Now that you’ve made sure that a puffer is the right type of fish for you, it’s time to start setting up the correct environment for your future finned friend to live in. This should always be done in advance, well before you make a move to purchase a fish, because a puffer requires a fully cycled tank. You will need to regularly monitor your water parameters to determine when the tank is ready for a puffer, so I would recommend picking up a quality water test kit now – you’ll be using it a lot from here on out. I personally use the freshwater master test kit by API because I prefer the accuracy that liquid drops offer in comparison to strip tests.
So, what are the essential components of the perfect puffer tank? Well, you will need to provide the following:
- Space – Because your puffer will excrete a lot of ammonia and other waste into the water, it’s very important to make sure there is enough volume to dilute the toxins. Smaller-medium puffers usually do well in 30 gallon tanks, while large species will obviously require larger tanks. Do your research first so you know how much tank space you will need to provide, and don’t put off buying an adequately sized tank for later. Just get it now so you aren’t stuck in a bind when you have to upgrade your puffer’s tank and there isn’t any money to do so.
- Hiding places – Terra cotta pots, drift wood, and regular tank decorations all work well to break up your puffer’s line of sight, thus reducing the chances that they will start glass surfing out of boredom. Just remember that you need to check all decorations and other objects for sharp edges that can hurt your puffer’s skin. Additionally, it’s always a good idea to make sure that none of the decorations you use have small holes that your puffer can get stuck in, and I would recommend avoiding hollow ornaments.
- Plants for cover when they’re out exploring – You can use fake plants, real ones or a combination of both.
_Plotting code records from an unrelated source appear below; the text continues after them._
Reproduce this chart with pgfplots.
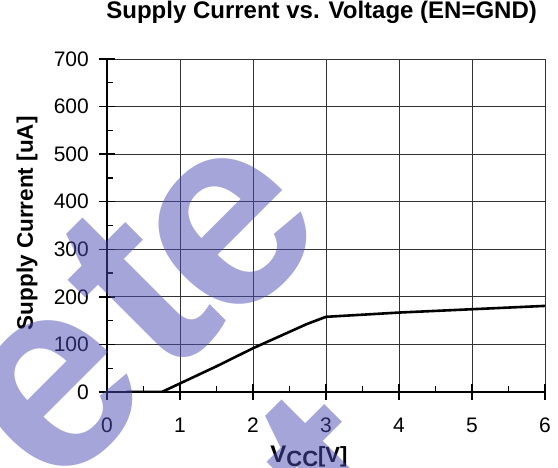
\documentclass[border=0pt]{standalone}
\usepackage{pgfplots}
\pgfplotsset{compat=1.18}
\usepackage{fontspec}
\setmainfont{Liberation Sans}
\definecolor{wm}{RGB}{75,75,180}
\begin{document}
\begin{tikzpicture}
\useasboundingbox (-107pt,-75pt) rectangle (451pt,392pt);
\begin{axis}[
  at={(0pt,0pt)}, anchor=south west, scale only axis,
  width=438pt, height=333pt,
  xmin=0, xmax=6, ymin=0, ymax=700,
  xtick={0,1,2,3,4,5,6}, ytick={0,100,200,300,400,500,600,700},
  minor xtick={0.5,1.5,2.5,3.5,4.5,5.5},
  minor ytick={50,150,250,350,450,550,650},
  axis x line=bottom, axis y line=left,
  axis line style={-, line width=2pt, black},
  grid=major, major grid style={black!80, line width=0.8pt},
  tick align=inside, major tick length=8pt, minor tick length=6pt,
  tick style={black, line width=1.4pt},
  extra x ticks={0,1,2,3,4,5,6}, extra x tick labels={},
  extra x tick style={tick align=outside, grid=none},
  extra y ticks={0,100,200,300,400,500,600,700}, extra y tick labels={},
  extra y tick style={tick align=outside, grid=none},
  /pgf/number format/assume math mode=true,
  xticklabel style={anchor=north, inner sep=0pt, yshift=-26pt, font=\fontsize{21}{24}\selectfont},
  yticklabel style={anchor=east, inner sep=0pt, xshift=-18pt, font=\fontsize{21}{24}\selectfont},
  title={Supply Current vs. Voltage (EN=GND)},
  title style={at={(axis description cs:0.49,1)}, anchor=base, yshift=35pt, inner sep=0pt, font=\fontsize{24}{28}\selectfont\bfseries},
  ylabel={Supply Current [uA]},
  ylabel style={at={(axis description cs:0,0.507)}, anchor=base, yshift=74pt, inner sep=0pt, font=\fontsize{22.5}{26}\selectfont\bfseries},
  xlabel={{\fontsize{24}{28}\selectfont V}\raisebox{-4pt}{\fontsize{22}{26}\selectfont CC}[V]},
  xlabel style={at={(axis description cs:0.461,0)}, anchor=base, yshift=-70pt, inner sep=0pt, font=\fontsize{22}{26}\selectfont\bfseries},
]
\addplot[black, line width=2.6pt, line join=round] coordinates {
(0.27,0) (0.75,0) (1,18) (1.5,54) (2,92) (2.74,143) (3,158) (4,167) (5,174) (6,181)
};
\end{axis}
\begin{scope}
\clip (-107pt,-75pt) rectangle (451pt,392pt);
\begin{scope}[every node/.style={rotate=45, inner sep=0pt, text=wm, text opacity=0.5, font=\fontsize{270}{270}\selectfont\bfseries}]
\node at (-50pt,-2pt) {e};
\node at (30pt,102pt) {t};
\node at (124pt,160pt) {e};
\node at (229pt,-80pt) {t};
\end{scope}
\end{scope}
\end{tikzpicture}
\end{document}
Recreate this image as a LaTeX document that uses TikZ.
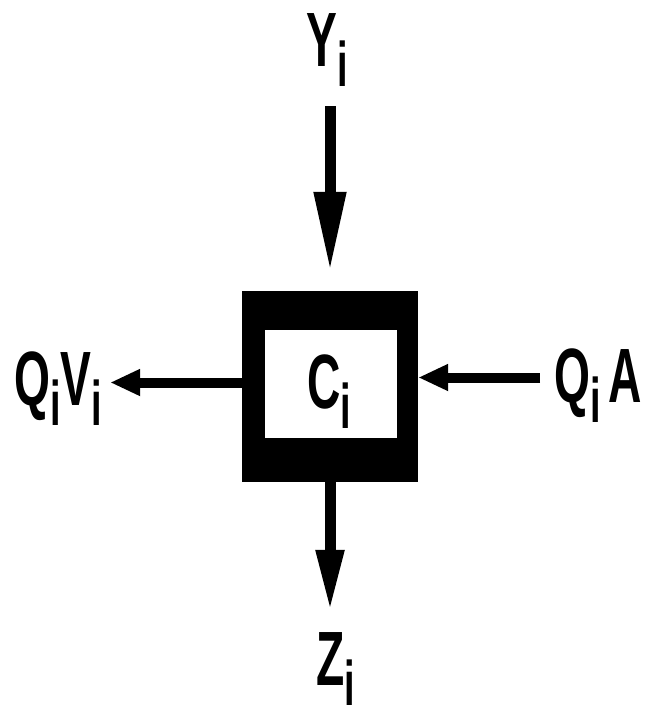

Your puffer won’t care; it’s an aesthetic decision on your part. If you choose fake, consider using silk plants because they are easier to keep weighted down than their plastic counterparts. On the other hand, if you want to use live plants in your puffer tank I would recommend broad leafed types. Our puffers constantly uproot small plants, like Anacharis, and our Congo (T. miurus) likes to bite the stems of smaller plants in half.
- Sand or smooth rock for substrate – If you have a species of freshwater puffer that likes to bury itself underneath the substrate, then you should really opt for sand because it won’t cause sores on their nose when they try to burrow – pebbles and larger rocks don’t move well, and they won’t be happy if their natural inclination to bury themselves is inhibited. However, if you have an active species, then by all means use whatever substrate you want provided that it’s aquarium safe and smooth to the touch. I personally like buying large bags of pool filter sand because it’s cheap and it stays weighted down pretty well when I use the gravel vac.
- Excellent filtration – In addition to ensuring that your puffer has a large enough tank, you will also need to make sure you have a good source of filtration, as well. I use HOB (hand on the back) filters on my 50 gallon and smaller tanks; my preference is Aquaclear and Marineland because they have proven to be very quiet, reliable filters over the past six years. Most of these tanks have two filters running on them, too, for added filtration. Anything larger gets an appropriately rated canister filter – again, I like Marineland, but that’s just me; Eheim is also a very good brand of quality canister filters.
- Heater – Pretty self explanatory. I recommend using two smaller heaters for larger tanks because it’s always nice to have a backup if something goes wrong with the other one.
- Aquarium hood or glass lid – This is a very important part; puffers can and will jump out of the water if they want to. I’m pretty sure our Fahaka (T. lineatus) would launch himself out of the water if I left the lid off whenever I start getting the food out. A lid also serves as the first line of protection your puffer has against outside contaminants, like air fresheners, from entering their tank.
- Thermometer – Aquarium heaters can malfunction, and the temperature in your tank is going to be largely based on the ambient temp in the room. You should always check the water temperature at least twice a day to make sure that everything in under control. A sudden spike in temperature can at best put your puffer into shock, and at worst leave you with a dead fish.
Other supplies you might want to have on hand:
In my own puffer tanks, I like using drift wood and live plants. It’s a personal preference, and you can always use plastic plants and fake aquarium decorations to create an awesome tank, as well. I’m just partial to natural looking fish tanks because I don’t feel as home sick when I can’t get outside for a hike. The key is that you’re providing your puffer with enough cover so that it feels secure, excellent filtration to combat their copious waste production, and plenty of things to explore so they don’t become bored.
On a final note, keep in mind that maintaining consistent water chemistry is more important than getting the pH just right. Puffers are very hardy fish once they are acclimated to their new tank, and most freshwater species do perfectly well in a wide pH range. You will do more harm constantly yo-yoing the water chemistry by adding chemicals to alter things.